Work instructions: Go through the material and write it all out exactly, minus the pictures.

Information supplied:
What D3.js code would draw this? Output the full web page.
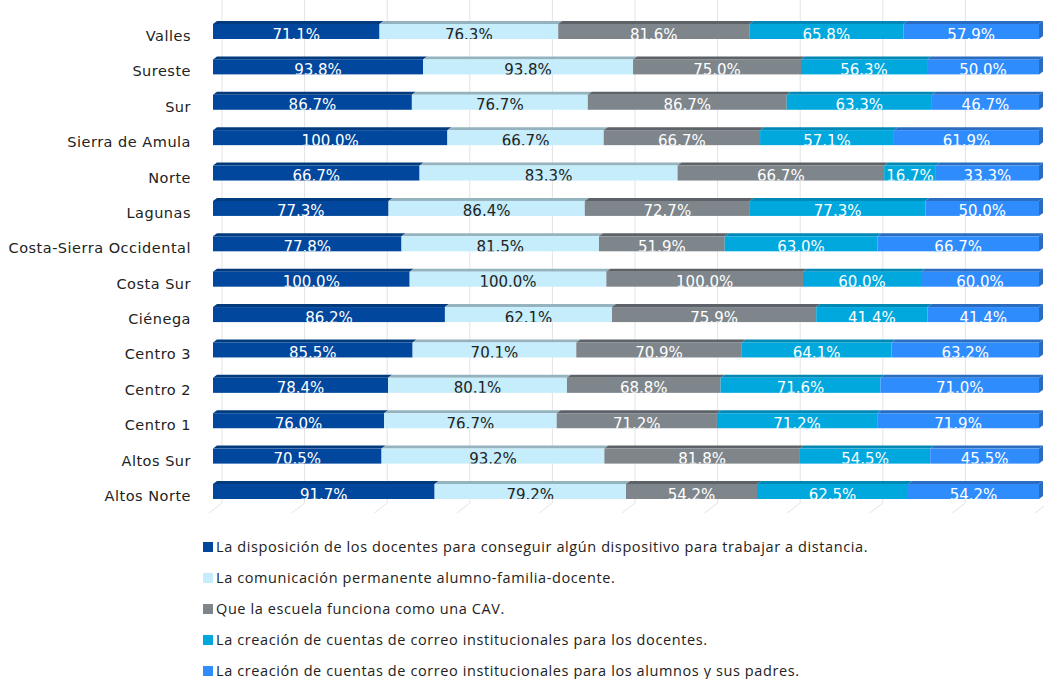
<!DOCTYPE html>
<html>
<head>
<meta charset="utf-8">
<script src="https://cdn.jsdelivr.net/npm/d3@7"></script>
<style>
  body { margin: 0; background: #fff; }
  svg { display: block; }
</style>
</head>
<body>
<div id="chart"></div>
<script>
// categories, top to bottom
var regiones = ['Valles', 'Sureste', 'Sur', 'Sierra de Amula', 'Norte', 'Lagunas',
  'Costa-Sierra Occidental', 'Costa Sur', 'Ciénega', 'Centro 3', 'Centro 2',
  'Centro 1', 'Altos Sur', 'Altos Norte'];

var series = [
  'La disposición de los docentes para conseguir algún dispositivo para trabajar a distancia.',
  'La comunicación permanente alumno-familia-docente.',
  'Que la escuela funciona como una CAV.',
  'La creación de cuentas de correo institucionales para los docentes.',
  'La creación de cuentas de correo institucionales para los alumnos y sus padres.'
];

// one array per series, same order as regiones
var disposicion  = [71.1, 93.8, 86.7, 100.0, 66.7, 77.3, 77.8, 100.0, 86.2, 85.5, 78.4, 76.0, 70.5, 91.7];
var comunicacion = [76.3, 93.8, 76.7, 66.7, 83.3, 86.4, 81.5, 100.0, 62.1, 70.1, 80.1, 76.7, 93.2, 79.2];
var escuelaCAV   = [81.6, 75.0, 86.7, 66.7, 66.7, 72.7, 51.9, 100.0, 75.9, 70.9, 68.8, 71.2, 81.8, 54.2];
var correoDoc    = [65.8, 56.3, 63.3, 57.1, 16.7, 77.3, 63.0, 60.0, 41.4, 64.1, 71.6, 71.2, 54.5, 62.5];
var correoAlum   = [57.9, 50.0, 46.7, 61.9, 33.3, 50.0, 66.7, 60.0, 41.4, 63.2, 71.0, 71.9, 45.5, 54.2];

var colores   = ['#01479d', '#c6edfb', '#7e868c', '#00a8de', '#2f8cfd'];
var coloresTop = ['#013a7d', '#95b3bf', '#5c6267', '#0188b4', '#2a6cc0'];
var textColor = ['#fff', '#222', '#fff', '#fff', '#fff'];

var allSeries = [disposicion, comunicacion, escuelaCAV, correoDoc, correoAlum];

var W = 1044, H = 679;
var svg = d3.select('#chart').append('svg').attr('width', W).attr('height', H);

var x = d3.scaleLinear().domain([0, 1]).range([213, 1039]);
var y = d3.scalePoint().domain(regiones).range([31.5, 491.5]);
var barH = 15, topH = 3, topDx = 4;
var depthX = 9;

// back wall grid lines with a little floor
var ticks = d3.range(0, 1.0001, 0.1);
var grid = svg.append('g');
ticks.forEach(function(t) {
  grid.append('path')
    .attr('d', 'M' + (x(t) + depthX) + ',0 L' + (x(t) + depthX) + ',503 L' + (x(t) - 4) + ',513')
    .attr('fill', 'none')
    .attr('stroke', '#e3e3e3')
    .attr('stroke-width', 1);
});

// build stacked (normalized) rows
var rows = regiones.map(function(r, i) {
  var vals = allSeries.map(function(s) { return s[i]; });
  var total = d3.sum(vals);
  var acc = 0;
  var segs = vals.map(function(v, k) {
    var s = { k: k, v: v, x0: acc / total, x1: (acc + v) / total };
    acc += v;
    return s;
  });
  return { name: r, segs: segs };
});

// category labels
svg.append('g').selectAll('text')
  .data(regiones)
  .join('text')
  .attr('x', 191)
  .attr('y', function(d) { return y(d) + 9.5; })
  .attr('text-anchor', 'end')
  .style('font-family', 'DejaVu Sans, sans-serif')
  .style('font-size', '14.5px')
  .style('letter-spacing', '0.5px')
  .style('fill', '#222')
  .text(function(d) { return d; });

var defs = svg.append('defs');

rows.forEach(function(row, ri) {
  var cy = y(row.name);
  var yTop = cy - barH / 2, yBot = cy + barH / 2;
  var g = svg.append('g');

  row.segs.forEach(function(s) {
    var a = x(s.x0), b = x(s.x1);
    // top face
    g.append('polygon')
      .attr('points', [[a, yTop], [b, yTop], [b + topDx, yTop - topH], [a + topDx, yTop - topH]].join(' '))
      .attr('fill', coloresTop[s.k]);
    // front face
    g.append('rect')
      .attr('x', a).attr('y', yTop)
      .attr('width', b - a).attr('height', barH)
      .attr('fill', colores[s.k]);
  });
  // right side of last segment
  var xe = x(1);
  g.append('polygon')
    .attr('points', [[xe, yTop], [xe + topDx, yTop - topH], [xe + topDx, yBot - topH], [xe, yBot]].join(' '))
    .attr('fill', coloresTop[4]);

  // labels, clipped at the bottom of the bar
  defs.append('clipPath').attr('id', 'clip' + ri)
    .append('rect').attr('x', 200).attr('y', yTop - topH - 4).attr('width', 850).attr('height', barH + topH + 4);

  g.append('g').attr('clip-path', 'url(#clip' + ri + ')')
    .selectAll('text')
    .data(row.segs)
    .join('text')
    .attr('x', function(s) { return (x(s.x0) + x(s.x1)) / 2; })
    .attr('y', yBot + 0.5)
    .attr('text-anchor', 'middle')
    .style('font-family', 'DejaVu Sans, sans-serif')
    .style('font-size', '15px')
    .style('fill', function(s) { return textColor[s.k]; })
    .text(function(s) { return s.v.toFixed(1) + '%'; });
});

// legend
var leg = svg.append('g').selectAll('g')
  .data(series)
  .join('g')
  .attr('transform', function(d, i) { return 'translate(203,' + (547 + i * 31) + ')'; });

leg.append('rect')
  .attr('x', 0).attr('y', -5)
  .attr('width', 10).attr('height', 10)
  .attr('fill', function(d, i) { return colores[i]; });

leg.append('text')
  .attr('x', 13).attr('y', 5)
  .style('font-family', 'Open Sans, sans-serif')
  .style('font-size', '14.5px')
  .style('letter-spacing', '0.6px')
  .style('fill', '#222')
  .text(function(d) { return d; });
</script>
</body>
</html>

Correct output:
What D3.js code would draw this? Output the full web page.
<!DOCTYPE html>
<html>
<head>
<meta charset="utf-8">
<script src="https://cdn.jsdelivr.net/npm/d3@7"></script>
<style>
  body { margin: 0; background: #fff; }
  svg { display: block; }
</style>
</head>
<body>
<div id="chart"></div>
<script>
// categories, top to bottom
var regiones = ['Valles', 'Sureste', 'Sur', 'Sierra de Amula', 'Norte', 'Lagunas',
  'Costa-Sierra Occidental', 'Costa Sur', 'Ciénega', 'Centro 3', 'Centro 2',
  'Centro 1', 'Altos Sur', 'Altos Norte'];

var series = [
  'La disposición de los docentes para conseguir algún dispositivo para trabajar a distancia.',
  'La comunicación permanente alumno-familia-docente.',
  'Que la escuela funciona como una CAV.',
  'La creación de cuentas de correo institucionales para los docentes.',
  'La creación de cuentas de correo institucionales para los alumnos y sus padres.'
];

// one array per series, same order as regiones
var disposicion  = [71.1, 93.8, 86.7, 100.0, 66.7, 77.3, 77.8, 100.0, 86.2, 85.5, 78.4, 76.0, 70.5, 91.7];
var comunicacion = [76.3, 93.8, 76.7, 66.7, 83.3, 86.4, 81.5, 100.0, 62.1, 70.1, 80.1, 76.7, 93.2, 79.2];
var escuelaCAV   = [81.6, 75.0, 86.7, 66.7, 66.7, 72.7, 51.9, 100.0, 75.9, 70.9, 68.8, 71.2, 81.8, 54.2];
var correoDoc    = [65.8, 56.3, 63.3, 57.1, 16.7, 77.3, 63.0, 60.0, 41.4, 64.1, 71.6, 71.2, 54.5, 62.5];
var correoAlum   = [57.9, 50.0, 46.7, 61.9, 33.3, 50.0, 66.7, 60.0, 41.4, 63.2, 71.0, 71.9, 45.5, 54.2];

var colores   = ['#01479d', '#c6edfb', '#7e868c', '#00a8de', '#2f8cfd'];
var coloresTop = ['#013a7d', '#95b3bf', '#5c6267', '#0188b4', '#2a6cc0'];
var textColor = ['#fff', '#222', '#fff', '#fff', '#fff'];

var allSeries = [disposicion, comunicacion, escuelaCAV, correoDoc, correoAlum];

var W = 1044, H = 679;
var svg = d3.select('#chart').append('svg').attr('width', W).attr('height', H);

var x = d3.scaleLinear().domain([0, 1]).range([213, 1039]);
var y = d3.scalePoint().domain(regiones).range([31.5, 491.5]);
var barH = 15, topH = 3, topDx = 4;
var depthX = 9;

// back wall grid lines with a little floor
var ticks = d3.range(0, 1.0001, 0.1);
var grid = svg.append('g');
ticks.forEach(function(t) {
  grid.append('path')
    .attr('d', 'M' + (x(t) + depthX) + ',0 L' + (x(t) + depthX) + ',503 L' + (x(t) - 4) + ',513')
    .attr('fill', 'none')
    .attr('stroke', '#e3e3e3')
    .attr('stroke-width', 1);
});

// build stacked (normalized) rows
var rows = regiones.map(function(r, i) {
  var vals = allSeries.map(function(s) { return s[i]; });
  var total = d3.sum(vals);
  var acc = 0;
  var segs = vals.map(function(v, k) {
    var s = { k: k, v: v, x0: acc / total, x1: (acc + v) / total };
    acc += v;
    return s;
  });
  return { name: r, segs: segs };
});

// category labels
svg.append('g').selectAll('text')
  .data(regiones)
  .join('text')
  .attr('x', 191)
  .attr('y', function(d) { return y(d) + 9.5; })
  .attr('text-anchor', 'end')
  .style('font-family', 'DejaVu Sans, sans-serif')
  .style('font-size', '14.5px')
  .style('letter-spacing', '0.5px')
  .style('fill', '#222')
  .text(function(d) { return d; });

var defs = svg.append('defs');

rows.forEach(function(row, ri) {
  var cy = y(row.name);
  var yTop = cy - barH / 2, yBot = cy + barH / 2;
  var g = svg.append('g');

  row.segs.forEach(function(s) {
    var a = x(s.x0), b = x(s.x1);
    // top face
    g.append('polygon')
      .attr('points', [[a, yTop], [b, yTop], [b + topDx, yTop - topH], [a + topDx, yTop - topH]].join(' '))
      .attr('fill', coloresTop[s.k]);
    // front face
    g.append('rect')
      .attr('x', a).attr('y', yTop)
      .attr('width', b - a).attr('height', barH)
      .attr('fill', colores[s.k]);
  });
  // right side of last segment
  var xe = x(1);
  g.append('polygon')
    .attr('points', [[xe, yTop], [xe + topDx, yTop - topH], [xe + topDx, yBot - topH], [xe, yBot]].join(' '))
    .attr('fill', coloresTop[4]);

  // labels, clipped at the bottom of the bar
  defs.append('clipPath').attr('id', 'clip' + ri)
    .append('rect').attr('x', 200).attr('y', yTop - topH - 4).attr('width', 850).attr('height', barH + topH + 4);

  g.append('g').attr('clip-path', 'url(#clip' + ri + ')')
    .selectAll('text')
    .data(row.segs)
    .join('text')
    .attr('x', function(s) { return (x(s.x0) + x(s.x1)) / 2; })
    .attr('y', yBot + 0.5)
    .attr('text-anchor', 'middle')
    .style('font-family', 'DejaVu Sans, sans-serif')
    .style('font-size', '15px')
    .style('fill', function(s) { return textColor[s.k]; })
    .text(function(s) { return s.v.toFixed(1) + '%'; });
});

// legend
var leg = svg.append('g').selectAll('g')
  .data(series)
  .join('g')
  .attr('transform', function(d, i) { return 'translate(203,' + (547 + i * 31) + ')'; });

leg.append('rect')
  .attr('x', 0).attr('y', -5)
  .attr('width', 10).attr('height', 10)
  .attr('fill', function(d, i) { return colores[i]; });

leg.append('text')
  .attr('x', 13).attr('y', 5)
  .style('font-family', 'Open Sans, sans-serif')
  .style('font-size', '14.5px')
  .style('letter-spacing', '0.6px')
  .style('fill', '#222')
  .text(function(d) { return d; });
</script>
</body>
</html>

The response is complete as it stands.